Oh, remember that “delicensing and decontrol” announcement that junior minister PJ Kurien had made? PV timed it to be done on the morning of that famous Manmohan budget. Why? The media’s focus is on the budget, so the “big bang” policy change drew no attention whatsoever.

“This was clearly by design.”

Like any seasoned politician, PV knew how to be sneaky. In this case, he was being sneaky for a good end goal.

 

PV and Manmohan had done what neither Rajiv nor VP Singh had the courage to do, what Chandra Shekhar and Yashwant Sinha never got a chance to do (despite their willingness).

 

PV would later insist he had done “reforms with a human face”, i.e., job losses in the public sector would be avoided. Many cite this as evidence that he was a “reluctant liberalizer”. Perhaps. Or maybe he was just being pragmatic – massive layoffs would have brought the trade unions on the street, and the reforms may have had to be rolled back. My take is PV was pragmatic, that he was willing to make some compromises and hope that his successors would continue on what he had started.

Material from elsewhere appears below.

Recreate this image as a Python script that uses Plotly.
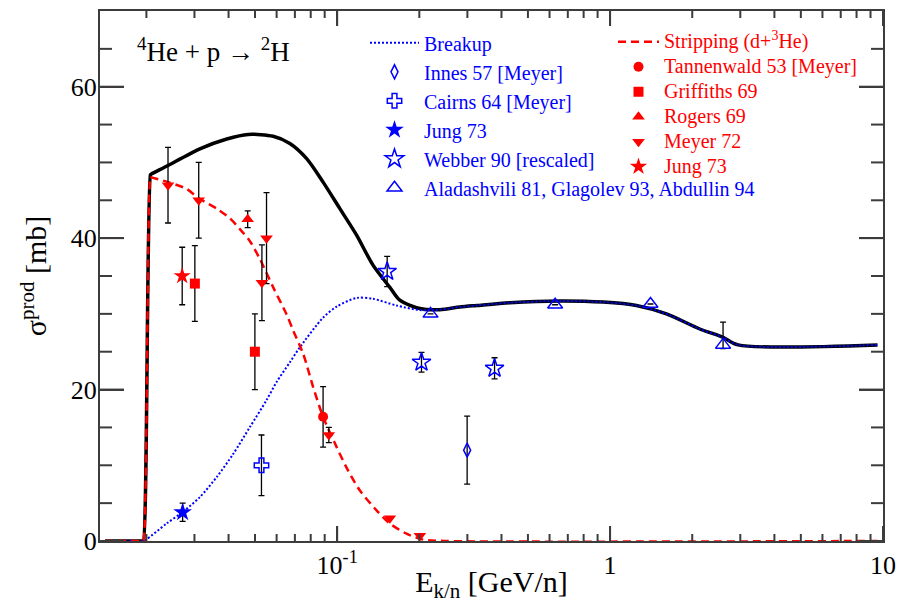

“PV’s real contribution to economic reform and liberalization was his political management of a contentious process.”

After all:

“All the talented and committed economists and civil servants in government could not have pushed reforms without political support.”

 

Once PV was asked how much credit should go to Manmohan. In his deadpan style, he replied:

“A finance minister is like the numeral zero. Its value depends on the number you put in front of it. The success of the finance minister depends on the support of the prime minister.”

 

The author reiterates at the end that the book is about the 1991 reforms, not PV.

“Its central character could well have been Chandra Shekhar… He lost his place in history because he lacked the numbers in Parliament.”

And yet it is true that we must give credit to the people who get things done.

“The year made him (PV). He made the year. For India, it was a turning point.”